Diese Tagung will ein genaueres Verständnis des Subversiven in der deutschen
Literatur ermöglichen, indem insbesondere Beiträge erbeten werden, in denen
Subversion an der literarischen Form bzw. an bestimmten narratologischen
Schreibverfahren oder diskursiven Konstruktionsprinzipien festgemacht wird.
Hierbei gilt das Augenmerk den literarischen Mechanismen, die die Dimensionen
menschlichen Handelns hinter dem 'Normalen' aufdecken.
Literatur ist vor diesem Hintergrund, so der Ausgangspunkt dieser
interdisziplinären Tagung, nicht primär als bloße Negation einer Tradition,
Provokation des guten Geschmacks oder offener Bruch mit dem Bestehenden
zu verstehen, sondern vielmehr als eine untergründige Störung festgelegter
Diskursverläufe oder Infragestellung der geltenden Zweckrationalität zu
betrachten. In diesem Kontext soll der Frage nachgegangen werden, auf
welche Art und Weise existierende Argumentationsstrukturen, ideologische
Bezugssysteme und soziale Standards in der Literatur ad absurdum geführt
werden.
Im Mittelpunkt der Tagung stehen Themen und Fragen, die historische,
politische oder kulturelle Determinanten literarischer Subversion ebenso wie
textinterne Taktiken (Gattungsmuster, narratologische Schreibverfahren) als
Folie für die Transformation von kulturellen Deutungsmustern in den Blick
nehmen.
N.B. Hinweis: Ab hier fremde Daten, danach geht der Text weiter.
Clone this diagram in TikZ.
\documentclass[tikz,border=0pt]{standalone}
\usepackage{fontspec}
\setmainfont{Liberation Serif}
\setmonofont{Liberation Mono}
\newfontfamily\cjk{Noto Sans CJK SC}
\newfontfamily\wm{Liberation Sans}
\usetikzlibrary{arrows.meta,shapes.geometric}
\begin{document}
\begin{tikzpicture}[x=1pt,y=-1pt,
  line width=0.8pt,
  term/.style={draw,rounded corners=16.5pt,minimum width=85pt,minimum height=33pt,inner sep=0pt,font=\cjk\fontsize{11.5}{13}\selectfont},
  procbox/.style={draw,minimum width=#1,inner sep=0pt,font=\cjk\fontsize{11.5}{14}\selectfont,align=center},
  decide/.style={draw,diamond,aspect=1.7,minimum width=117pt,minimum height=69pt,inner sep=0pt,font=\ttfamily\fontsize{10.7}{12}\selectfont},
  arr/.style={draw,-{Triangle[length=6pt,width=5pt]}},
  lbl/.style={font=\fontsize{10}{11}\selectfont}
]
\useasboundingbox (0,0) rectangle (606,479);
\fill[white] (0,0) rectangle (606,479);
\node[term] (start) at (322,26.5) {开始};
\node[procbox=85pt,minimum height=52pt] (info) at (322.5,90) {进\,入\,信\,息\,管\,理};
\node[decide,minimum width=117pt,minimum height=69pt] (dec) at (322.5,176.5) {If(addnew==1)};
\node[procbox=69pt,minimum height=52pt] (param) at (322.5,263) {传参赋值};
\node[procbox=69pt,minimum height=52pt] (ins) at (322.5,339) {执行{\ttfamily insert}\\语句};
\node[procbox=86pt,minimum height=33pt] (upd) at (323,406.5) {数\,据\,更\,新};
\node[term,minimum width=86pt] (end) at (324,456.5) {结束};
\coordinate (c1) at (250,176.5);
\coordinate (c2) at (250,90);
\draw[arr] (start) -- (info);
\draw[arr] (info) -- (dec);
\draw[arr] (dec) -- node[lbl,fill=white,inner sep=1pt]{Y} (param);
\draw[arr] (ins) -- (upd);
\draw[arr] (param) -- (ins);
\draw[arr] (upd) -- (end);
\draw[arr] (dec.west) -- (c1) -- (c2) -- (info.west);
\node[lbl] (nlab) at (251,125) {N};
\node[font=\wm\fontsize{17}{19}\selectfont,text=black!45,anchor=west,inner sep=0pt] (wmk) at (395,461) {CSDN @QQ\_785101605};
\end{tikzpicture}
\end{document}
Erwartet werden sowohl Beiträge, die sich mit der kritischen
Rekonstruktion der Theorien literarischer Subversion beschäftigen, als auch
Beiträge, deren Gegenstand eine textorientierte Analyse der Formen und
Funktionen des Subversiven in der deutschsprachigen Literatur nach 1945 ist.
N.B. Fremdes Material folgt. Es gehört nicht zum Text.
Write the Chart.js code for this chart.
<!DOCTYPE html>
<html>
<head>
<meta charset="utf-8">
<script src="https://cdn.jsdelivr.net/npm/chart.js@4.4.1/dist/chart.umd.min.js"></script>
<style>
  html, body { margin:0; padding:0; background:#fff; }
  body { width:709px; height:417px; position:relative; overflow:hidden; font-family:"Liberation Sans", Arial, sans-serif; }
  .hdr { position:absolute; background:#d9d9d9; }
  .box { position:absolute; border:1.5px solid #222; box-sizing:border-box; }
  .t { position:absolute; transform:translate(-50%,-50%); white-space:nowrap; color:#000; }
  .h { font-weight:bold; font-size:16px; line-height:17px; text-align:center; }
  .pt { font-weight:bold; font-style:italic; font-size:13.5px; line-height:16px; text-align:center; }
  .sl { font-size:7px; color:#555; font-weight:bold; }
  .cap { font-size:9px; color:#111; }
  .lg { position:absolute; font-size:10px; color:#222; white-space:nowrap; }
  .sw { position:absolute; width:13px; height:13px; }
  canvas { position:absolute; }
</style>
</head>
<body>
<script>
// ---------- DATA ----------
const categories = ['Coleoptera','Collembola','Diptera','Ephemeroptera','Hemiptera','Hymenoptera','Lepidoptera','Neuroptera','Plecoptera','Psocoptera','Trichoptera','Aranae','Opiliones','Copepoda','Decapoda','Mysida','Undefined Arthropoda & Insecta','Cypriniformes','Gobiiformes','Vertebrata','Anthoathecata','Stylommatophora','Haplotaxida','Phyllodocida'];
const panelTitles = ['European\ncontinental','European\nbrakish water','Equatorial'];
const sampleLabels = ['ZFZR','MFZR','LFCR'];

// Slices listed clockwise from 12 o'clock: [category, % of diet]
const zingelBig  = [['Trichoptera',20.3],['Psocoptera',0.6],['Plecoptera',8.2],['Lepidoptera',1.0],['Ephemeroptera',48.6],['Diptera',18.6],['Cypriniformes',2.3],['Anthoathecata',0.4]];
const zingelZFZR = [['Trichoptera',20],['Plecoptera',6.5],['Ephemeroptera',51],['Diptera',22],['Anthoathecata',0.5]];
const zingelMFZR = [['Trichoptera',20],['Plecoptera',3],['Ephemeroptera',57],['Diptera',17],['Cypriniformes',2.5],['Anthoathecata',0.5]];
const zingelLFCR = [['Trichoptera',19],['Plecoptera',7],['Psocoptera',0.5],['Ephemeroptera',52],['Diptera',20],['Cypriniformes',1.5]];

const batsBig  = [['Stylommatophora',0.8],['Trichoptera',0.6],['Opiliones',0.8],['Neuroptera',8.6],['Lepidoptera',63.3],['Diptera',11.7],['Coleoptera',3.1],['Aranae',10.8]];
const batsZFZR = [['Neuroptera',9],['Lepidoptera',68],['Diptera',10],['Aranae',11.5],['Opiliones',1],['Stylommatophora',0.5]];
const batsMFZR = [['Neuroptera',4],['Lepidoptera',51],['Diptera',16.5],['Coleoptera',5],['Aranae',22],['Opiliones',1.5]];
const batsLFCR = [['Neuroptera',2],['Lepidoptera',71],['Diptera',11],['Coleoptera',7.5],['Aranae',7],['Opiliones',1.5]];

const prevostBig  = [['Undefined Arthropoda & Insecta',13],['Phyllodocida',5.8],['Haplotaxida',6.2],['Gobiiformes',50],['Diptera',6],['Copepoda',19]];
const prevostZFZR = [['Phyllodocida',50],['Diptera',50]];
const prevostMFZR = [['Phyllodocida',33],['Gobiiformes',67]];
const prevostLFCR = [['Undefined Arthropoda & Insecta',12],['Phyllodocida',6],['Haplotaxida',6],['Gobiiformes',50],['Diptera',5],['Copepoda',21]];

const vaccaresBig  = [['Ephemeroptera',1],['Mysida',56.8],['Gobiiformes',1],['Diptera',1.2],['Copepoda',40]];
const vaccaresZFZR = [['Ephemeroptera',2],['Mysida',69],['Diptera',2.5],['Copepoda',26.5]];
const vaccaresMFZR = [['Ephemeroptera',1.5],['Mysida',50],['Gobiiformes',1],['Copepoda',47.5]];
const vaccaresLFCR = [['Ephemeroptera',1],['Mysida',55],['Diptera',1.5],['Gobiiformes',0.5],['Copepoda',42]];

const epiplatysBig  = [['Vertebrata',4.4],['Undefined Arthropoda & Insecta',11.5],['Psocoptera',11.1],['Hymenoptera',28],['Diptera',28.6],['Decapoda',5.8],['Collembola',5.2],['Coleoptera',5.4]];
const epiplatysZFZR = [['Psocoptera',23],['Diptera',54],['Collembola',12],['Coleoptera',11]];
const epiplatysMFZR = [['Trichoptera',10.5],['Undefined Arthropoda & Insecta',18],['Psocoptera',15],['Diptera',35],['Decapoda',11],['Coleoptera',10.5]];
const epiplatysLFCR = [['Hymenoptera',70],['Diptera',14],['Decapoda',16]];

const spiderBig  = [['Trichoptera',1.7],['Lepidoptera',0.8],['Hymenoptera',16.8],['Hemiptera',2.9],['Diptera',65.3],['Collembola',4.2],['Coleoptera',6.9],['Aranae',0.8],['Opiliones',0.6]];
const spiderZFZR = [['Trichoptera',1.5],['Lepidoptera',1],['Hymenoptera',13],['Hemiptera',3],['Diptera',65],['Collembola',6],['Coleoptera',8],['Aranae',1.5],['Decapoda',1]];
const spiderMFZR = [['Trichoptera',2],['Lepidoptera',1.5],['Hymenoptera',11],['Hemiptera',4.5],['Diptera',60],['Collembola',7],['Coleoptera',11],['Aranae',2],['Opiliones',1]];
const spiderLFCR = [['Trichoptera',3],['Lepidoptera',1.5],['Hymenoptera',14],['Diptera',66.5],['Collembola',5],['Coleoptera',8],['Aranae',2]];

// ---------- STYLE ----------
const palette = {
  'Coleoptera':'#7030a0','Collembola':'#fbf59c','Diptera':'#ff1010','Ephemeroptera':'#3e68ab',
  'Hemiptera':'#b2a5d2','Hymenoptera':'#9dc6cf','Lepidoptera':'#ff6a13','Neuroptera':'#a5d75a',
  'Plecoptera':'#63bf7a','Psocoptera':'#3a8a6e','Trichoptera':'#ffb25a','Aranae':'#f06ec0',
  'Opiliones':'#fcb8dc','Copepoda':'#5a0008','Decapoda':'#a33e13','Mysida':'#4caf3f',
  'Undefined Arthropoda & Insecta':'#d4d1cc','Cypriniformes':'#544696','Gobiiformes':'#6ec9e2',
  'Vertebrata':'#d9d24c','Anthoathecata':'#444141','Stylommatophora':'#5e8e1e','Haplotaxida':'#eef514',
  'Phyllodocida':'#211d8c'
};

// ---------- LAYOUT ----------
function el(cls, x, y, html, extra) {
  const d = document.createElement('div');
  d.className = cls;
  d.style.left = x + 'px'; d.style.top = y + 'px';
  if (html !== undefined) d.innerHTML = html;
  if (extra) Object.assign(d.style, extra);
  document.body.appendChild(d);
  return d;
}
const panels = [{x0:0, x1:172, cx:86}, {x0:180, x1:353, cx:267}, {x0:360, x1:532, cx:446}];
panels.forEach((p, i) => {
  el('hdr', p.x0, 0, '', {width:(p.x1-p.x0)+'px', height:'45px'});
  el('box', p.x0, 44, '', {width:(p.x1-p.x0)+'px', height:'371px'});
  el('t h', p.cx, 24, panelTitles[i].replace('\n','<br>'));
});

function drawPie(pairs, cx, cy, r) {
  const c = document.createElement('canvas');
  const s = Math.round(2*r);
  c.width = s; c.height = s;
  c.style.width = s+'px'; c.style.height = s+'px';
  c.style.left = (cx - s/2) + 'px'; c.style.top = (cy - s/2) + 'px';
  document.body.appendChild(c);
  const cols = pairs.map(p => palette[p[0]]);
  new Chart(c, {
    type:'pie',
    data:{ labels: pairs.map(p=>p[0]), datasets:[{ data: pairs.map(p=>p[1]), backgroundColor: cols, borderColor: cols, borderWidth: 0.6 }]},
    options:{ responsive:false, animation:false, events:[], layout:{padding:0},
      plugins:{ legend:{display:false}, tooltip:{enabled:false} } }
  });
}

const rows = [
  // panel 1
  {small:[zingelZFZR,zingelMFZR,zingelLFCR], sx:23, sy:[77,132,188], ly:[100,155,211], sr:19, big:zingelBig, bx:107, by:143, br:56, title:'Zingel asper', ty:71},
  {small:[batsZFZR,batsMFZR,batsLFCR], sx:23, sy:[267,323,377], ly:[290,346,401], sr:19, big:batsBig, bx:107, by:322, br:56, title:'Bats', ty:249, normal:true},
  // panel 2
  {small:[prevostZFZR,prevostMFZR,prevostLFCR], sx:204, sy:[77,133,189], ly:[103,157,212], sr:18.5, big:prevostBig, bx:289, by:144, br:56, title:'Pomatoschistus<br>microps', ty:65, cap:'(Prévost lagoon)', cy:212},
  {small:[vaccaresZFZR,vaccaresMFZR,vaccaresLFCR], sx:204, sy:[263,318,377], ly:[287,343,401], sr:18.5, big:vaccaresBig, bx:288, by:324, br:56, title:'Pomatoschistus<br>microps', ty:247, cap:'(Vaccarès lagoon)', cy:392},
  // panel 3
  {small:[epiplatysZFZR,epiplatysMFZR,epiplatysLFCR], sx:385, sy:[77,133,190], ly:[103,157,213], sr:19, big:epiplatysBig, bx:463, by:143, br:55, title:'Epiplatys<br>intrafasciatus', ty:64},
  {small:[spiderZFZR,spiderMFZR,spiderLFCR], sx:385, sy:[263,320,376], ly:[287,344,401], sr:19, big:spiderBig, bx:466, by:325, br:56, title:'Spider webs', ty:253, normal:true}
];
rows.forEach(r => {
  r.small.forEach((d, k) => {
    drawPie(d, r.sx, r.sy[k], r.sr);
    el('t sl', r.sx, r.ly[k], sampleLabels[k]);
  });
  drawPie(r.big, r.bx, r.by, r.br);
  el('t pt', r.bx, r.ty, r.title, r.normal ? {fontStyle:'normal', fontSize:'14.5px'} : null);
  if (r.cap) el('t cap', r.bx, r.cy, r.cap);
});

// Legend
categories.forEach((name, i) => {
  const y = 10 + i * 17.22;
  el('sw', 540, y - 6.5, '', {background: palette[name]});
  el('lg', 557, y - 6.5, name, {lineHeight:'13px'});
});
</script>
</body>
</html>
Wir wollen diese bewusst weit gefassten Themenbereiche aufgreifen und
anhand dreier Brennpunkte untersuchen. Mögliche Fragestellungen können
hierbei sein:
1) Subversion in der Literatur
- Formulierung alternativer Wertvorstellungen in der Literatur
- Die Darstellung von Wahnsinn, Perversion und Anomie in der Literatur
- Die Unterwanderung der Norm der Heterosexualität in der Literatur
2) Literatur als Subversion
- Subversion des literarischen Systems: kritische Unterwanderung
ästhetischer Standards, literarischer Traditionen sowie Gattungskonventionen
- Literatur als wirkungsvolles Medium, das die Kontingenz der nationalen
Identität und des kollektiven Gedächtnisses aufdeckt und dokumentiert
- Die Tradition der Polemik/Provokation in der deutschsprachigen Literatur
3) Theoretische Reflexionen über subversive Strategien in der Literatur
- Welche Theorien eignen sich, um den Sinn und die Bedeutung der
literarischen Subversion zu analysieren?
- Eine Untersuchung der theoretischen Grundlagen und Voraussetzungen
der normativen Ästhetik von Postcolonial Studies, Feminismus, Cultural
Studies usw., die die Bedeutung von Literatur in letzter Instanz von ethisch-
politischen Annahmen abhängen lassen.
- Auf welche Weise kann Literatur in ihrer Funktion als Interdiskurs
(sensu Jürgen Link) gesellschaftliche Themen neu verhandeln und eigenständig
neue – oft kritische – Sichtweisen schaffen, welche wiederum in den
gesellschaftlichen Diskurs eingespeist werden?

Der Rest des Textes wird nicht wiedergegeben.